On the morning of July 1st the two armies were still scattered, the extremes being forty miles apart. But General Reynolds, with two corps of the Union army, was but a few miles away, and was hastening to Gettysburg, while Longstreet and Hill were approaching from the west. Buford opened the battle against Heth's division of Hill's corps. Reynolds soon joined Buford, and three hours before noon the battle was in progress on Seminary Ridge. Reynolds rode out to his fighting-lines on the ridge, and while placing his troops, a little after ten o'clock in the morning, he received a sharpshooter's bullet in the brain. The gallant Federal leader fell dead. John F. Reynolds, who had been promoted for gallantry at Buena Vista in the Mexican War, was one of the bravest and ablest generals of the Union army. No casualty of the war brought more widespread mourning to the North than the death of Reynolds.

But even this calamity could not stay the fury of the battle. By one o'clock both sides had been greatly reënforced, and the battle-line extended north of the town from Seminary Ridge to the bank of Rock Creek. Here for hours the roar of the battle was unceasing. About the middle of the afternoon a breeze lifted the smoke that had enveloped the whole battle-line in darkness, and revealed the fact that the Federals were being pressed back toward Gettysburg.
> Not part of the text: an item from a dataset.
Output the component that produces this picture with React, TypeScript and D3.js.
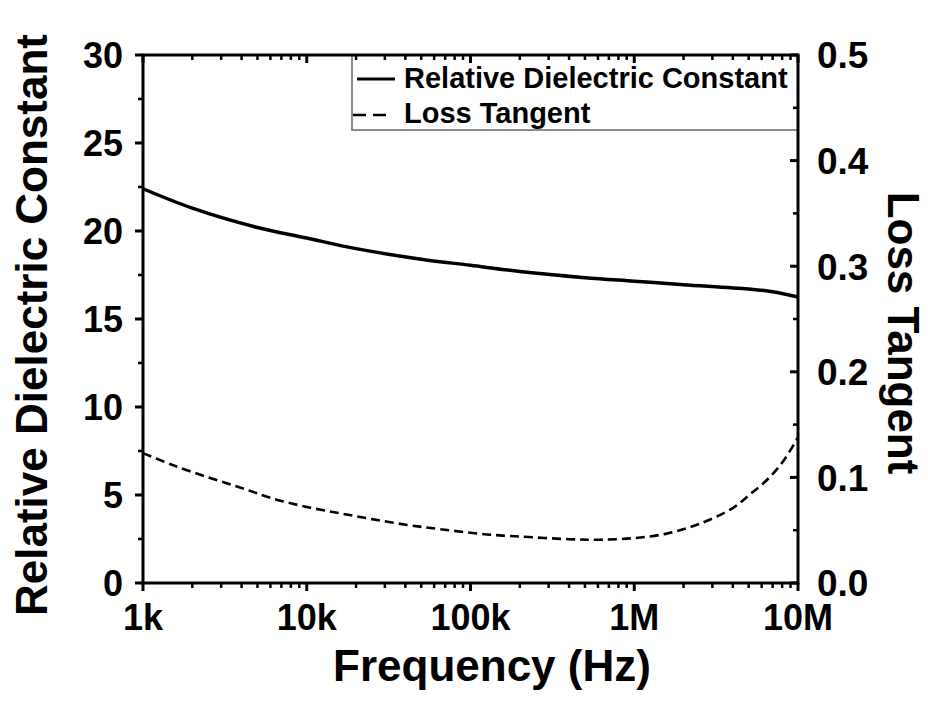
import React from "react";
import * as d3 from "d3";

const freqDielectric = [1e3, 2e3, 5e3, 1e4, 2e4, 5e4, 1e5, 2e5, 5e5, 1e6, 2e6, 5e6, 7e6, 1e7];
const dielectric = [22.4, 21.3, 20.2, 19.6, 19.0, 18.4, 18.05, 17.7, 17.35, 17.15, 16.95, 16.7, 16.55, 16.25];

const freqLoss = [1e3, 1.5e3, 2.5e3, 4e3, 6.2e3, 1e4, 1.6e4, 2.5e4, 4.1e4, 6.5e4, 1.26e5, 2e5, 4e5, 6.2e5, 1e6, 1.6e6, 2.5e6, 4e6, 5.1e6, 6.5e6, 8.1e6, 1e7];
const lossTangent = [0.123, 0.112, 0.100, 0.090, 0.080, 0.072, 0.066, 0.0605, 0.055, 0.051, 0.046, 0.044, 0.0415, 0.041, 0.0425, 0.047, 0.056, 0.071, 0.084, 0.098, 0.115, 0.138];

const xTickValues = [1e3, 1e4, 1e5, 1e6, 1e7];
const xTickLabels = ["1k", "10k", "100k", "1M", "10M"];
const yLeftTicks = [0, 5, 10, 15, 20, 25, 30];
const yRightTicks = [0, 0.1, 0.2, 0.3, 0.4, 0.5];
const rightTickLabels = ["0.0", "0.1", "0.2", "0.3", "0.4", "0.5"];

const legendLabels = ["Relative Dielectric Constant", "Loss Tangent"];

const W = 928;
const H = 702;
const L = 143, R = 798, T = 55, B = 583;
const FONT = "'Liberation Sans', Arial, Helvetica, sans-serif";

export default function App() {
  const x = d3.scaleLog().domain([1e3, 1e7]).range([L, R]);
  const yL = d3.scaleLinear().domain([0, 30]).range([B, T]);
  const yR = d3.scaleLinear().domain([0, 0.5]).range([B, T]);

  const minorX: number[] = [];
  for (let dec = 1e3; dec < 1e7; dec *= 10) {
    for (let k = 2; k <= 9; k++) minorX.push(dec * k);
  }
  const minorYL = d3.range(2.5, 30, 5);
  const minorYR = d3.range(0.05, 0.5, 0.1);

  const lineDi = d3
    .line<number>()
    .x((_, i) => x(freqDielectric[i]))
    .y((d) => yL(d))
    .curve(d3.curveCatmullRom.alpha(0.5));
  const lineLoss = d3
    .line<number>()
    .x((_, i) => x(freqLoss[i]))
    .y((d) => yR(d))
    .curve(d3.curveCatmullRom.alpha(0.5));

  const MAJ = 8, MIN = 5;

  return (
    <svg width={W} height={H} style={{ position: "absolute", left: 0, top: 0, background: "#fff" }} fontFamily={FONT}>
      <rect x={0} y={0} width={W} height={H} fill="#fff" />
      {/* curves */}
      <path d={lineDi(dielectric) || ""} fill="none" stroke="#000" strokeWidth={3.5} />
      <path d={lineLoss(lossTangent) || ""} fill="none" stroke="#000" strokeWidth={2.6} strokeDasharray="9,5" />

      {/* legend */}
      <rect x={352} y={T} width={R - 352} height={130 - T} fill="#fff" stroke="#666" strokeWidth={1.5} />
      <line x1={357} x2={395} y1={79} y2={79} stroke="#000" strokeWidth={3} />
      <line x1={353} x2={392} y1={115} y2={115} stroke="#000" strokeWidth={2.6} strokeDasharray="13,7" />
      <text x={404} y={88} fontSize={29} fontWeight="bold">{legendLabels[0]}</text>
      <text x={404} y={123} fontSize={29} fontWeight="bold">{legendLabels[1]}</text>

      {/* frame */}
      <rect x={L} y={T} width={R - L} height={B - T} fill="none" stroke="#000" strokeWidth={3} />

      {/* bottom & top ticks */}
      {xTickValues.map((v) => (
        <g key={"xm" + v}>
          <line x1={x(v)} x2={x(v)} y1={B} y2={B + MAJ} stroke="#000" strokeWidth={3} />
          <line x1={x(v)} x2={x(v)} y1={T} y2={T + MAJ} stroke="#000" strokeWidth={3} />
        </g>
      ))}
      {minorX.map((v) => (
        <g key={"xn" + v}>
          <line x1={x(v)} x2={x(v)} y1={B} y2={B + MIN} stroke="#000" strokeWidth={2.5} />
          <line x1={x(v)} x2={x(v)} y1={T} y2={T + MIN} stroke="#000" strokeWidth={2.5} />
        </g>
      ))}
      {xTickValues.map((v, i) => (
        <text key={"xl" + v} x={x(v)} y={630} fontSize={36} fontWeight="bold" textAnchor="middle">
          {xTickLabels[i]}
        </text>
      ))}

      {/* left ticks */}
      {yLeftTicks.map((v) => (
        <g key={"yl" + v}>
          <line x1={L - MAJ} x2={L} y1={yL(v)} y2={yL(v)} stroke="#000" strokeWidth={3} />
          <text x={123} y={yL(v)} dy="0.36em" fontSize={36} fontWeight="bold" textAnchor="end">
            {v}
          </text>
        </g>
      ))}
      {minorYL.map((v) => (
        <line key={"yln" + v} x1={L - MIN} x2={L} y1={yL(v)} y2={yL(v)} stroke="#000" strokeWidth={2.5} />
      ))}

      {/* right ticks */}
      {yRightTicks.map((v, i) => (
        <g key={"yr" + v}>
          <line x1={R - MAJ} x2={R} y1={yR(v)} y2={yR(v)} stroke="#000" strokeWidth={3} />
          <text x={817} y={yR(v)} dy="0.36em" fontSize={37} fontWeight="bold" textAnchor="start">
            {rightTickLabels[i]}
          </text>
        </g>
      ))}
      {minorYR.map((v) => (
        <line key={"yrn" + v} x1={R - MIN} x2={R} y1={yR(v)} y2={yR(v)} stroke="#000" strokeWidth={2.5} />
      ))}

      {/* axis titles */}
      <text x={492} y={681} fontSize={44} fontWeight="bold" textAnchor="middle">
        Frequency (Hz)
      </text>
      <text transform="translate(47,325) rotate(-90)" fontSize={44} fontWeight="bold" textAnchor="middle">
        Relative Dielectric Constant
      </text>
      <text transform="translate(888,333) rotate(90)" fontSize={44} fontWeight="bold" textAnchor="middle">
        Loss Tangent
      </text>
    </svg>
  );
}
General Carl Schurz, who after Reynolds' death directed the extreme right near Rock Creek, leaving nearly half of his men dead or wounded on the field, retreated toward Cemetery Hill, and in passing through the town the Confederates pursued and captured a large number of the remainder. The left wing, now unable to hold its position owing to the retreat of the right, was also forced back, and it, too, took refuge on Cemetery Hill, which had been selected by General O. O. Howard; and the first day's fight was over. It was several hours before night, and had the Southerners known of the disorganized condition of the Union troops, they might have pursued and captured a large part of the army. Meade, who was still some miles from the field, hearing of the death of Reynolds, had sent Hancock to take general command until he himself should arrive.